Pinnacle Investments sagged 3.58 per cent after UBS slashed its earnings outlook for the asset manager.

Kelsian eased 2.59 per cent after acquiring a family-owned Perth bus company for $23.4 million, plus a possible $7 million in earn-outs.

BrainChip plunged 21.18 per cent after the loss-making artificial intelligence chip-maker generated just US$118,000 in revenue in the first quarter. The company reported operating cash outflows of US$3.828 million, leaving US$24.6 million in cash.

Other tech stocks to feel the heat from this week’s disappointing US results included Megaport -4.99 per cent, NextDC -3.94 per cent and Xero -2.75 per cent.

The promise of a special dividend briefly helped raise Mayne Pharma.
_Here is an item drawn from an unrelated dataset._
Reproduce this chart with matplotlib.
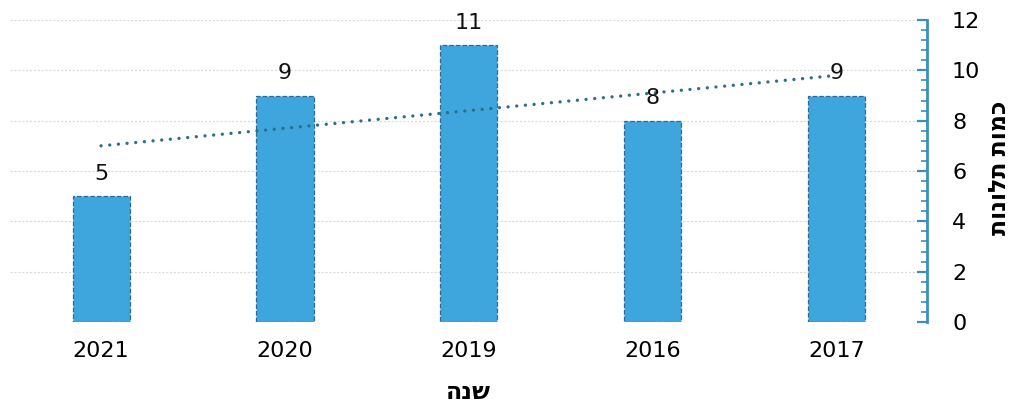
import matplotlib.pyplot as plt
from matplotlib.ticker import MultipleLocator
import numpy as np

# data
years = ['2021', '2020', '2019', '2016', '2017']
complaints = [5, 9, 11, 8, 9]
y_label = 'כמות תלונות'
x_label = 'שנה'

bar_color = '#3ea6dc'
edge_color = '#2b6c96'
trend_color = '#2c6f88'
spine_color = '#3a8fc0'

fig = plt.figure(figsize=(10.18, 4.09), dpi=100)
ax = fig.add_axes([10 / 1018, 1 - 322 / 409, 917 / 1018, 302 / 409])

x = np.arange(len(years))
ax.bar(x, complaints, width=0.31, color=bar_color, edgecolor=edge_color,
       linewidth=0.9, linestyle='--', zorder=2)

# bar value labels
for xi, v in zip(x, complaints):
    ax.annotate(str(v), (xi, v), xytext=(0, 9), textcoords='offset points',
                ha='center', va='bottom', fontsize=16, color='#111111', zorder=4)

# linear trendline
k, b = np.polyfit(x, complaints, 1)
ax.plot(x, k * x + b, color=trend_color, linestyle=(0, (0.01, 2.6)),
        linewidth=2.4, dash_capstyle='round', zorder=3)

ax.set_xlim(-0.495, 4.49)
ax.set_ylim(0, 12)
ax.set_xticks(x)
ax.set_xticklabels(years, fontsize=16)
ax.tick_params(axis='x', length=0, pad=14)

ax.yaxis.tick_right()
ax.yaxis.set_major_locator(MultipleLocator(2))
ax.yaxis.set_minor_locator(MultipleLocator(0.4))
ax.tick_params(axis='y', which='major', direction='in', length=7, width=1.6,
               color=spine_color, labelsize=16, pad=18)
ax.tick_params(axis='y', which='minor', direction='in', length=4, width=1.2,
               color=spine_color)

for side in ['left', 'top', 'bottom']:
    ax.spines[side].set_visible(False)
ax.spines['right'].set_color(spine_color)
ax.spines['right'].set_linewidth(2)

ax.grid(axis='y', which='major', color='#dadada', linestyle=(0, (2, 1.5)),
        linewidth=0.8, zorder=0)

# matplotlib has no bidi, so the Hebrew is given in visual order
fig.text(1000 / 1018, 1 - 168 / 409, y_label[::-1],
         family=['Open Sans', 'DejaVu Sans'], fontsize=17, fontweight='bold',
         rotation=90, ha='center', va='center')
ax.set_xlabel(x_label[::-1], family=['Open Sans', 'DejaVu Sans'],
              fontsize=17, fontweight='bold', labelpad=14)

fig.savefig('out.png', dpi=100)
The company intends to return up to $113 million to shareholders through a special dividend and a pro rata return of capital. The miner’s shares faded to a loss of 1.79 per cent after earlier rising 7.1 per cent.

Other markets

A red afternoon on Asian markets saw the Asia Dow lose 0.98 per cent, China’s Shanghai Composite 0.83 per cent, Hong Kong’s Hang Seng 2.32 per cent and Japan’s Nikkei 0.59 per cent.  

Oil backed off a three-week high. Brent crude eased 68 US cents or 0.7 per cent to US$96.28 a barrel.

Gold edged up US$2.80 or 0.17 per cent to US$1,668.40 an ounce.

The dollar bounced 0.27 per cent to 64.68 US cents.